In a recent column, George Will noted Trump’s “pluperfect unseriousness,” called one of his tirades “coarse, vulgar and nasty,” and then held out hope for Republicans, saying, “Fortunately, sufficient days remain for Republicans to reshuffle the deck, to relegate Trump’s rampaging to the nation’s mental attic.”

True to form, Trump called on Fox News to cut Will loose, calling him “boring and totally biased.” Biased? I suppose he is, in favor of the kind of conservatism that can be defended with reason, and indulged in by grown-ups.

Speaking of George Will, I have to add that the nation also owes him thanks for having gone on the offensive against another phony-baloney, dim-bulb conservative. If there were ever any doubts that Bill O’Reilly’s only enduring concern has been the success of Bill O’Reilly Inc., Will’s back-to-back columns about O’Reilly’s new book about Ronald Reagan should dispel them.

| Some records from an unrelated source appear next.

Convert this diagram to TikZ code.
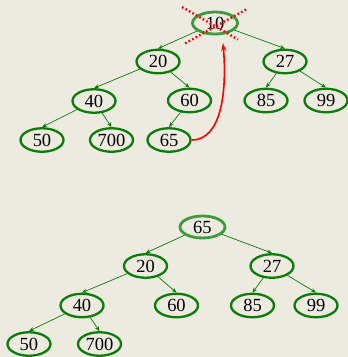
\documentclass[tikz,border=0pt]{standalone}
\usepackage{fontspec}
\setmainfont{Liberation Serif}
\usetikzlibrary{shapes.geometric,arrows.meta}
\definecolor{bgc}{RGB}{237,234,224}
\definecolor{nodegreen}{RGB}{10,125,10}
\definecolor{rootgreen}{RGB}{60,155,60}
\tikzset{
  heapnode/.style={ellipse,draw=nodegreen,line width=2.3pt,minimum width=43pt,minimum height=23.5pt,inner sep=0pt,font=\fontsize{18.5}{18.5}\selectfont},
  rootnode/.style={heapnode,draw=rootgreen,line width=2.8pt,minimum width=45pt,minimum height=22pt},
  edge/.style={draw=nodegreen,line width=0.7pt,-{Stealth[length=5pt,width=4pt]}},
  crossline/.style={draw=red,line width=2.4pt,dash pattern=on 1.6pt off 2.4pt},
  moveline/.style={draw=red,line width=1.6pt,-{Stealth[length=8pt,width=5pt]}}
}
\begin{document}
\begin{tikzpicture}[x=1pt,y=-1pt]
  \fill[bgc] (0,0) rectangle (348,357);
  \useasboundingbox (0,0) rectangle (348,357);

  % heap before the root is removed
  \node[rootnode] (a10) at (215,23) {10};
  \node[heapnode] (a20) at (158,61.5) {20};
  \node[heapnode] (a27) at (285,61.5) {27};
  \node[heapnode] (a40) at (94,101) {40};
  \node[heapnode] (a60) at (189.5,100.5) {60};
  \node[heapnode] (a85) at (266,100.5) {85};
  \node[heapnode] (a99) at (326,100.5) {99};
  \node[heapnode] (a50) at (42,140) {50};
  \node[heapnode] (a700) at (111.5,140) {700};
  \node[heapnode] (a65) at (169,140) {65};

  \draw[edge] (a10) -- (a20.north);
  \draw[edge] (a10) -- (a27.north);
  \draw[edge] (a20) -- (a40.north);
  \draw[edge] (a20) -- (a60.north);
  \draw[edge] (a27) -- (a85.north);
  \draw[edge] (a27) -- (a99.north);
  \draw[edge] (a40) -- (a50.north);
  \draw[edge] (a40) -- (a700.north);
  \draw[edge] (a60) -- (a65.north);

  % root crossed out, last leaf moved up
  \coordinate (c1) at (182,7);
  \coordinate (c2) at (238,39.5);
  \coordinate (c3) at (246,9.5);
  \coordinate (c4) at (184,44);
  \draw[crossline] (c1) -- (c2);
  \draw[crossline] (c3) -- (c4);
  \coordinate (tipend) at (223,43);
  \draw[moveline] (a65.east) .. controls (222,140) and (227,90) .. (tipend);

  % heap after the move
  \node[rootnode] (b65) at (202.5,227) {65};
  \node[heapnode] (b20) at (145.5,266) {20};
  \node[heapnode] (b27) at (272,266) {27};
  \node[heapnode] (b40) at (82,305.5) {40};
  \node[heapnode] (b60) at (176.5,305.5) {60};
  \node[heapnode] (b85) at (252.5,305.5) {85};
  \node[heapnode] (b99) at (316,305.5) {99};
  \node[heapnode] (b50) at (29,344) {50};
  \node[heapnode] (b700) at (99.5,344) {700};

  \draw[edge] (b65) -- (b20.north);
  \draw[edge] (b65) -- (b27.north);
  \draw[edge] (b20) -- (b40.north);
  \draw[edge] (b20) -- (b60.north);
  \draw[edge] (b27) -- (b85.north);
  \draw[edge] (b27) -- (b99.north);
  \draw[edge] (b40) -- (b50.north);
  \draw[edge] (b40) -- (b700.north);
\end{tikzpicture}
\end{document}
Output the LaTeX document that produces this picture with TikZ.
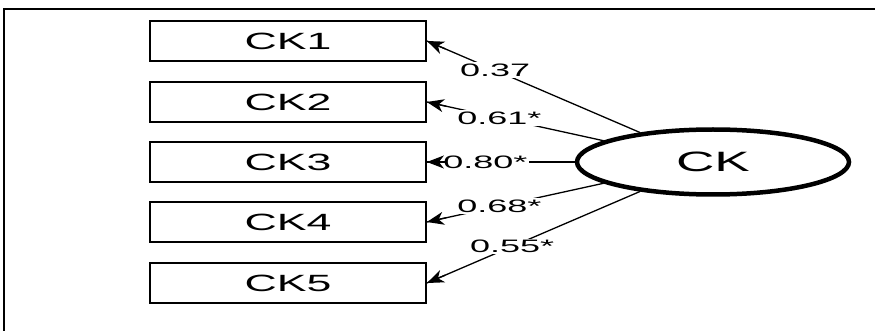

The first column opened with these words: “Donald Trump is just one symptom of today’s cultural pathology of self-validating vehemence with blustery certitudes substituting for evidence. Another is the fact that the book atop the New York Times nonfiction bestseller list is a tissue of unsubstantiated assertions.”

Apparently thinking he hadn’t made his point quite strongly enough, Will wrote about O’Reilly’s book again a few days later, calling O’Reilly an “opportunistic interloper” whose “vast carelessness pollutes history and debases the historian’s craft.”

For some reason, the words “pathology” and “blustery” made me think of Rush Limbaugh, whom I listen to occasionally, mostly in awe at how consistently he debases the talk-show host’s craft. Anyway, one of his favorite points lately is that despite the efforts of the leftist media to destroy Trump and Carson, the two just keep gaining more followers.

That is true, but almost all those followers are on the fringes of the Republican Party, showing once again that pandering to the lowest common denominator is a great way to win primaries but a terrible way to run for president.

By far the most depressing thought is that things only get worse as we get closer to Election Day. We still have 351 days, and lots of car wrecks, to go.